[Figure scripts]
⟨
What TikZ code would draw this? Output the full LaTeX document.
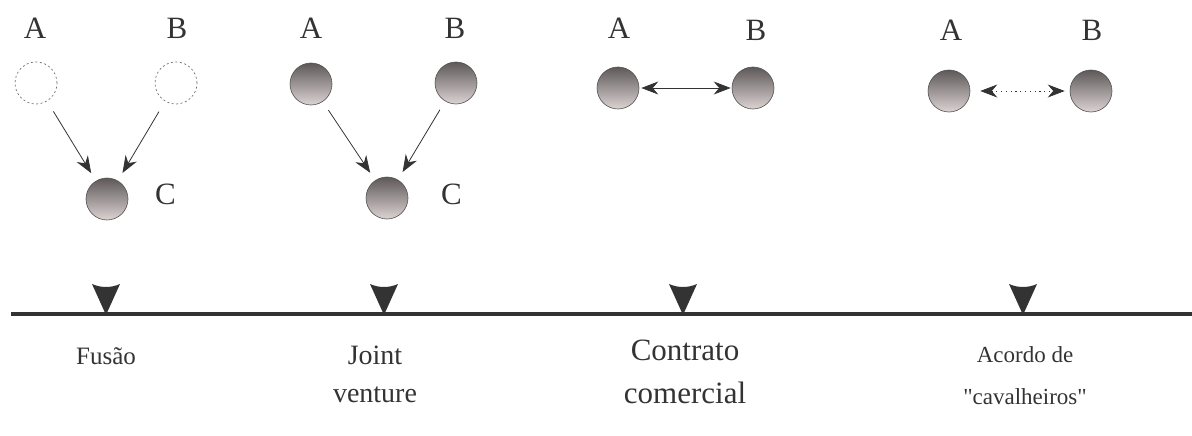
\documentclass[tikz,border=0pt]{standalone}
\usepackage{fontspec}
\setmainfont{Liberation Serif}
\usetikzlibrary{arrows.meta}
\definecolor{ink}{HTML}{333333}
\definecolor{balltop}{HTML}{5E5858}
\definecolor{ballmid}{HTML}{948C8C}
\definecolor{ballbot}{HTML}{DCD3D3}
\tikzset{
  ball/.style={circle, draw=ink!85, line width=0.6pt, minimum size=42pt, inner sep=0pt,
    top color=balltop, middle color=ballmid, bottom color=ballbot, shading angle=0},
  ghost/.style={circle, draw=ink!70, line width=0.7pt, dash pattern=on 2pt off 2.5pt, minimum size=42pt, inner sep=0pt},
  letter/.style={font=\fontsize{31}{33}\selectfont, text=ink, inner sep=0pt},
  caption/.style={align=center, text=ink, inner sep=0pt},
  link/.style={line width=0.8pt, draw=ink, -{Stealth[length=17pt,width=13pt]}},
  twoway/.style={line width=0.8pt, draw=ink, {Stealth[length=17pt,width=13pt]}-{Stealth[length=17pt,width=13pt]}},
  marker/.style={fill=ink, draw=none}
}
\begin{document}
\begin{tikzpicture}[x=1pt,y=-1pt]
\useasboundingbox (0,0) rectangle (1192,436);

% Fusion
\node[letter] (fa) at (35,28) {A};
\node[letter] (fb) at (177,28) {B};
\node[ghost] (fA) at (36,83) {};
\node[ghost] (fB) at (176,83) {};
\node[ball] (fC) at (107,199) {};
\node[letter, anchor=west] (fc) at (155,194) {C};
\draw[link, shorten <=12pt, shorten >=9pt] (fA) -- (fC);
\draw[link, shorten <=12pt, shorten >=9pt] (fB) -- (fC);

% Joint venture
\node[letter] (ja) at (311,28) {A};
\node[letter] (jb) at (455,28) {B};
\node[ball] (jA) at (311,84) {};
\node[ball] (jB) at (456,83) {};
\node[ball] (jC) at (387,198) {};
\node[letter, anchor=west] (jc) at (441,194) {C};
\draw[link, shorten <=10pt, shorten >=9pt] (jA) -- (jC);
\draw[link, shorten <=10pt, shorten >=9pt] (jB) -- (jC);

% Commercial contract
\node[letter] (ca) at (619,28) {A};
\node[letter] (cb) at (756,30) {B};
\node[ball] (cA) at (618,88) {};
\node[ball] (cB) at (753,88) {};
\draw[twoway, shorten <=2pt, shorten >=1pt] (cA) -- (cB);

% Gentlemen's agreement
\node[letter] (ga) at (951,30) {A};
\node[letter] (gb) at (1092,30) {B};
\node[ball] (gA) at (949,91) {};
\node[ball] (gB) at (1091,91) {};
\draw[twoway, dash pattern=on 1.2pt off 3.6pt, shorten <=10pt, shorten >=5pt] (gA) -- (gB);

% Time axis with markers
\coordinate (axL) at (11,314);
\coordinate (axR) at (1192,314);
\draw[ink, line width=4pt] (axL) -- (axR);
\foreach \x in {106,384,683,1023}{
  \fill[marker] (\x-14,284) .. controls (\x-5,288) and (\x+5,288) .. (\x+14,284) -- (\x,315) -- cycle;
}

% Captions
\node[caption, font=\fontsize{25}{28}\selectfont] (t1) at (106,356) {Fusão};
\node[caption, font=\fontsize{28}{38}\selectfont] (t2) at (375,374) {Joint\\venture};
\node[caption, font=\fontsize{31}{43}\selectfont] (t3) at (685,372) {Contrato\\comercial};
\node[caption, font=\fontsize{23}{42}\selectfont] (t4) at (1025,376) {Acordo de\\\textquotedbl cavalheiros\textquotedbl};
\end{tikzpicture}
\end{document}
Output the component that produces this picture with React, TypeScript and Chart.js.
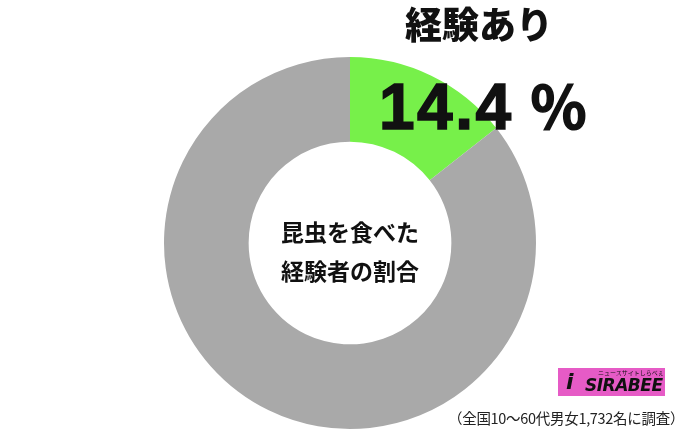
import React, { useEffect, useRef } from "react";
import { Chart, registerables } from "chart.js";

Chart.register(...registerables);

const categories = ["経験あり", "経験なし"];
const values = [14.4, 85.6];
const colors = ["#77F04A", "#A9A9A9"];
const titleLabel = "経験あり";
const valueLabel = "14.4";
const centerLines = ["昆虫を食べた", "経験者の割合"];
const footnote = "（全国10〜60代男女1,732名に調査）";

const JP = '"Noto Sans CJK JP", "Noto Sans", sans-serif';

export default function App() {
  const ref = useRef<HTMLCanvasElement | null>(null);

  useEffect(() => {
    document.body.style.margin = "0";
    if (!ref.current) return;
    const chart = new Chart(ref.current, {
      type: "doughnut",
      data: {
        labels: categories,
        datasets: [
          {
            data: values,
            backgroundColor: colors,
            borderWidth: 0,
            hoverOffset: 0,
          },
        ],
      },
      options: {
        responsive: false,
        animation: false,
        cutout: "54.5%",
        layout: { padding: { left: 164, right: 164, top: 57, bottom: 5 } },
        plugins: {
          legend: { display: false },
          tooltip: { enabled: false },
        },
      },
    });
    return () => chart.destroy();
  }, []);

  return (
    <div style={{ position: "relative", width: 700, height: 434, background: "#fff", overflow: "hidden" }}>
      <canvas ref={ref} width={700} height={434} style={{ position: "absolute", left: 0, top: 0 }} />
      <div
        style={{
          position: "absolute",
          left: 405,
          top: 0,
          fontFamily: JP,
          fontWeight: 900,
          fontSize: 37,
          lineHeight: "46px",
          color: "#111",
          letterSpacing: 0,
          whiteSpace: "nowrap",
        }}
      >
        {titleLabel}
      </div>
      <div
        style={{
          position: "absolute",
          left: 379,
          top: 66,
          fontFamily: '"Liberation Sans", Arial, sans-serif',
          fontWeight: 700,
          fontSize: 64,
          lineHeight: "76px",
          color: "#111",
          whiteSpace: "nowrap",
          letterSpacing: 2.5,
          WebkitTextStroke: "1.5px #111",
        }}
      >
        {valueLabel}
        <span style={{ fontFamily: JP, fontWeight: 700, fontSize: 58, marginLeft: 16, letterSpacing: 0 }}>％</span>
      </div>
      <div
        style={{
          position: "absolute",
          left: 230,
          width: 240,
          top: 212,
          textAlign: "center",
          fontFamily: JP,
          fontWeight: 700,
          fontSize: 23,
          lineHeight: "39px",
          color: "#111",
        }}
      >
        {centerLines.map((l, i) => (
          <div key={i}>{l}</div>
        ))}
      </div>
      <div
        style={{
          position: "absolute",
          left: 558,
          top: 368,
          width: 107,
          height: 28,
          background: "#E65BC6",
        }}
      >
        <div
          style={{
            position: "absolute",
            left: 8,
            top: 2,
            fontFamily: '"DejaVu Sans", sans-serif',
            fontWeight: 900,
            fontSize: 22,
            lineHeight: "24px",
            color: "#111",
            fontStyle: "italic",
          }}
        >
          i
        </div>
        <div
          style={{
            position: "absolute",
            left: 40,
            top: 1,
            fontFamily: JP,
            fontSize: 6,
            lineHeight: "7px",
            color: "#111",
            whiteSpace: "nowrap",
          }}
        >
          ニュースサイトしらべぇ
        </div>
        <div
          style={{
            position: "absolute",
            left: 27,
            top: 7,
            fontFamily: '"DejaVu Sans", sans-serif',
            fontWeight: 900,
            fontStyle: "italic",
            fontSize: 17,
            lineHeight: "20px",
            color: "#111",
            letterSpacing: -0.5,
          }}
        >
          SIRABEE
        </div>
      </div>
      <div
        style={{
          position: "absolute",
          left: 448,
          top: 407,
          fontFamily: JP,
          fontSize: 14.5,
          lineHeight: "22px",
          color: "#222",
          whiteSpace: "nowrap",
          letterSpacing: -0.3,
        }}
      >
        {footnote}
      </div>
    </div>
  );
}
⟩
[THE PROBLEM]
Leave the pictures out and please restate exactly the lines running from the start of the material through the one with "(0,0) rectangle (1192,436);".

[RESPONSE]
What TikZ code would draw this? Output the full LaTeX document.
\documentclass[tikz,border=0pt]{standalone}
\usepackage{fontspec}
\setmainfont{Liberation Serif}
\usetikzlibrary{arrows.meta}
\definecolor{ink}{HTML}{333333}
\definecolor{balltop}{HTML}{5E5858}
\definecolor{ballmid}{HTML}{948C8C}
\definecolor{ballbot}{HTML}{DCD3D3}
\tikzset{
  ball/.style={circle, draw=ink!85, line width=0.6pt, minimum size=42pt, inner sep=0pt,
    top color=balltop, middle color=ballmid, bottom color=ballbot, shading angle=0},
  ghost/.style={circle, draw=ink!70, line width=0.7pt, dash pattern=on 2pt off 2.5pt, minimum size=42pt, inner sep=0pt},
  letter/.style={font=\fontsize{31}{33}\selectfont, text=ink, inner sep=0pt},
  caption/.style={align=center, text=ink, inner sep=0pt},
  link/.style={line width=0.8pt, draw=ink, -{Stealth[length=17pt,width=13pt]}},
  twoway/.style={line width=0.8pt, draw=ink, {Stealth[length=17pt,width=13pt]}-{Stealth[length=17pt,width=13pt]}},
  marker/.style={fill=ink, draw=none}
}
\begin{document}
\begin{tikzpicture}[x=1pt,y=-1pt]
\useasboundingbox (0,0) rectangle (1192,436);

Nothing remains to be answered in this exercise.